What to do to lower your voice?
When you become conscious of situations that caused you stress, and you feel that anger pours in, you have the urge to raise your voice to your children for unimportant things they did, sit down, calm yourself and take deep breaths. Deep breathing brings oxygen to your brain, which will enable you to think clearly. After you calm down, talk to your child with a calm voice. Explain to him why the thing he did is not acceptable. Offer him wiser options. Make him trust you by giving him reasons why his behavior is unacceptable.
Think of positive attitude
Also, instead of concentrating on the bad things your child does, try to think of the good ones. There must be one good thing he does during your time together. Try to praise him for that. Tell them you are proud of him. Thus, your child will feel useful, and he will want to be praise again. He will make every effort in the future for you to praise him again.
Moreover, small children can be more difficult when they start crying for no particular reason. Raising your voice to already stressed crying kid only adds up to worsening the situation. Hug him and talk to him instead. Give him a small present by kissing him in his cheek when he stops crying and calms down. Thus, you will show him that he is going to be praised for his good behavior. Certainly, it doesn’t mean that you will spend tons of money on toys and chocolates for him to behave well.
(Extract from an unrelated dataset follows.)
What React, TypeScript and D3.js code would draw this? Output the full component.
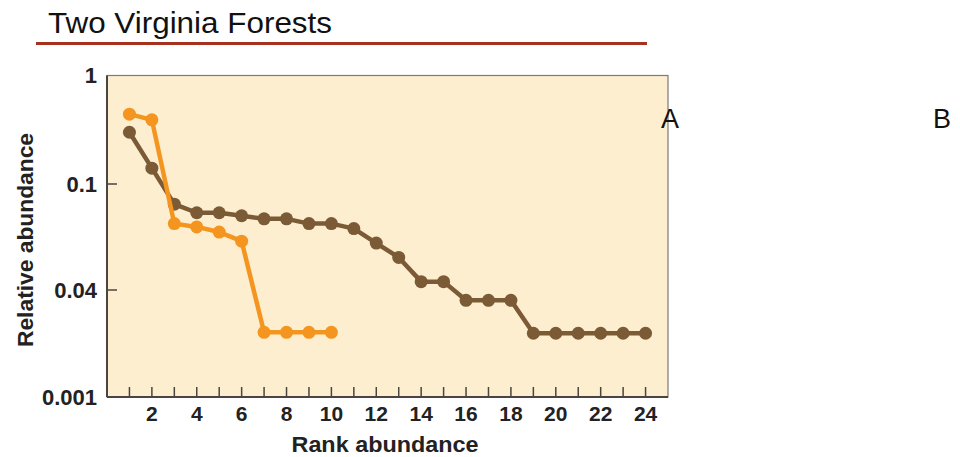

Presents can be in the form of a hug, a kiss, cuddle or gentle touch. Thus, your kid will want to behave well in the future.
Remember that every good change takes time. You can’t certainly expect your child to change overnight the day you decide to change. This is a long-term process. First, you need to learn how to control your voice, and then expect the rewarding results of well-behaved children. Yelling for no particular reason is not an option.